Der verbreitete Glockenspruch (A), der zum Typus der Funktionsbestimmung (Schadensabwehr) der Glocken gehört, wird von Walter zwischen 1268 und 1556 nachgewiesen.2) Im Landkreis Northeim erscheint er auch noch auf einer Glocke in Kreiensen von 1482; Nr. 65. Eine Identifizierung des in (B) genannten Glockengießers HENRICUS mit HEINRICVS FILIVS TIDERICI, der im späten 13. Jahrhundert im mitteldeutschen Raum tätig war,3) erscheint angesichts des Fehlens des von diesem sonst verwendeten Vatersnamens unwahrscheinlich.

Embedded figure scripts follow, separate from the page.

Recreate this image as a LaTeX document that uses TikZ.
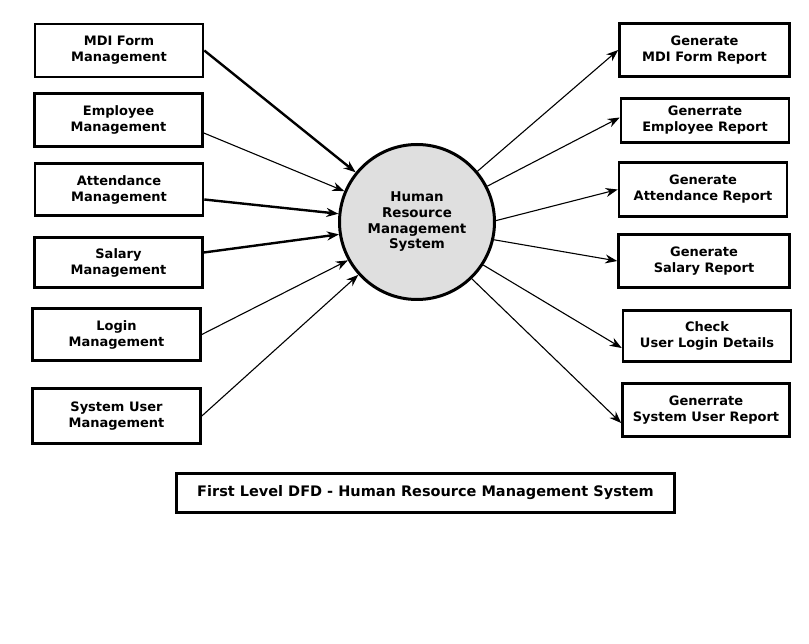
\documentclass[tikz,border=0pt]{standalone}
\usepackage{fontspec}
\setmainfont{DejaVu Sans}
\usepackage{tikz}
\usetikzlibrary{arrows.meta}
\colorlet{procgray}{gray!25}

\begin{document}
\begin{tikzpicture}[x=1pt,y=-1pt,
	>={Stealth[length=12pt,width=9pt]},
	font=\bfseries\fontsize{13}{16}\selectfont,
	box/.style={draw,line width=2.6pt,minimum width=168pt,minimum height=53pt,align=center,inner sep=0pt},
	proc/.style={draw,circle,line width=3pt,fill=procgray,minimum size=155pt,align=center,inner sep=0pt,
		font=\bfseries\fontsize{13.4}{15.7}\selectfont},
	thk/.style={line width=2.4pt},
	thn/.style={line width=1.1pt}]
			\useasboundingbox (0,0) rectangle (809,644);
			% external entities, left side
			\node	(mdi) at (119,50.5) [box] {MDI Form\\Management};
			\node	(emp) at (118.5,120) [box] {Employee\\Management};
			\node	(att) at (119,189.5) [box,minimum height=52pt] {Attendance\\Management};
			\node	(sal) at (118.5,262.5) [box,minimum height=50pt] {Salary\\Management};
			\node	(log) at (116.5,334.5) [box,minimum height=52pt] {Login\\Management};
			\node	(sysu) at (116.5,416) [box,minimum height=55pt] {System User\\Management};
			% process
			\node	(hrms) at (417,222) [proc] {Human\\Resource\\Management\\System};
			% reports, right side
			\node	(rmdi) at (704.5,50) [box,minimum width=170pt] {Generate\\MDI Form Report};
			\node	(remp) at (705,120.5) [box,minimum height=44pt] {Generrate\\Employee Report};
			\node	(ratt) at (703,189.5) [box,minimum height=54pt] {Generate\\Attendance Report};
			\node	(rsal) at (704,261) [box,minimum width=171pt] {Generate\\Salary Report};
			\node	(rchk) at (707,336) [box,minimum height=51pt] {Check\\User Login Details};
			\node	(rsys) at (706,410) [box,minimum width=167pt] {Generrate\\System User Report};
			% caption
			\node	(title) at (425.5,493) [box,minimum width=498pt,minimum height=39pt,
				font=\bfseries\fontsize{14.5}{17}\selectfont] {First Level DFD - Human Resource Management System};
			\draw 
			(mdi.east) edge[->,thk] (hrms.141)
			([yshift=-13pt]emp.east) edge[->,thn] (hrms.157)
			([yshift=-10pt]att.east) edge[->,thk] (hrms.174)
			([yshift=10pt]sal.east) edge[->,thk] (hrms.189)
			(log.east) edge[->,thn] (hrms.209)
			(sysu.east) edge[->,thn] (hrms.222)
			(hrms.40) edge[->,thn] (rmdi.west)
			(hrms.27) edge[->,thn] ([yshift=3pt]remp.west)
			(hrms.1) edge[->,thn] (ratt.west)
			(hrms.-13) edge[->,thn] (rsal.west)
			(hrms.-33) edge[->,thn] ([yshift=-12pt]rchk.west)
			(hrms.-46) edge[->,thn] ([yshift=-13pt]rsys.west)
			;
\end{tikzpicture}
\end{document}
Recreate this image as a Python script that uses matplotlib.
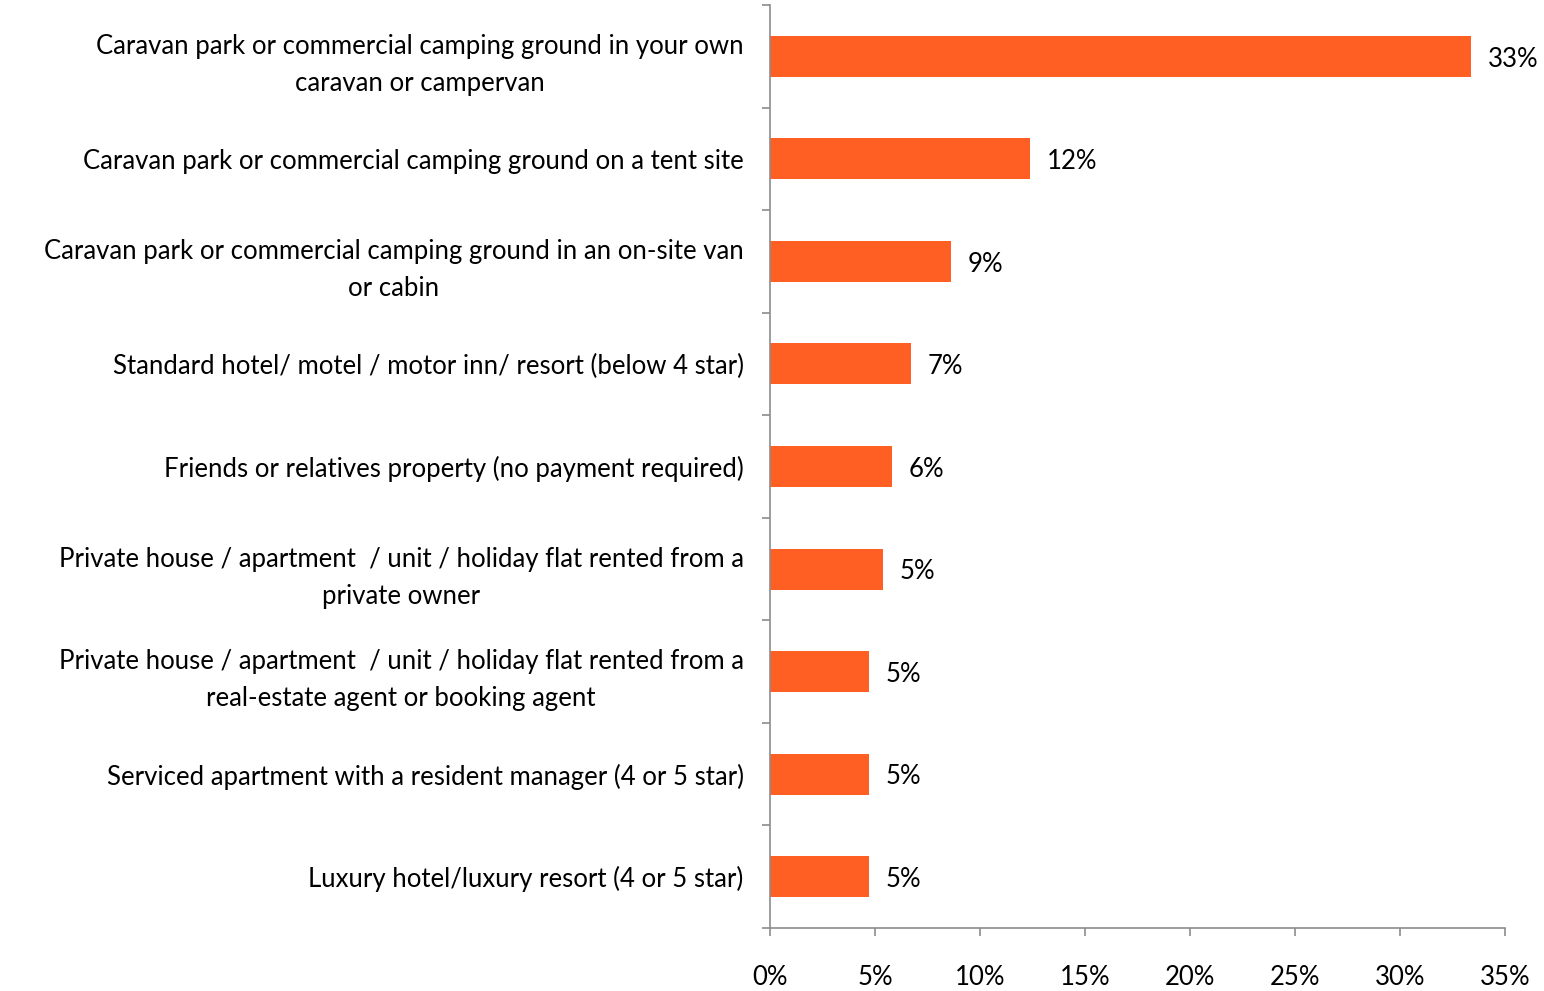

Der in Inschrift B erwähnte Herzog Otto der Milde von Braunschweig-Göttingen (1292–1344), der 1318 seinem Vater Albrecht II. in der Regierung des Fürstentums nachfolgte, trat als Stifter an geistliche Institutionen zeitlebens in Erscheinung, was ihm seinen Beinamen eintrug.4) Möglicherweise steht die Stiftung der Glocke im Zusammenhang mit dem Tod seiner ersten Frau Jutta von Hessen (1289–1317). Die Glocke dürfte zunächst im Blasius-Kloster in Northeim gehangen haben.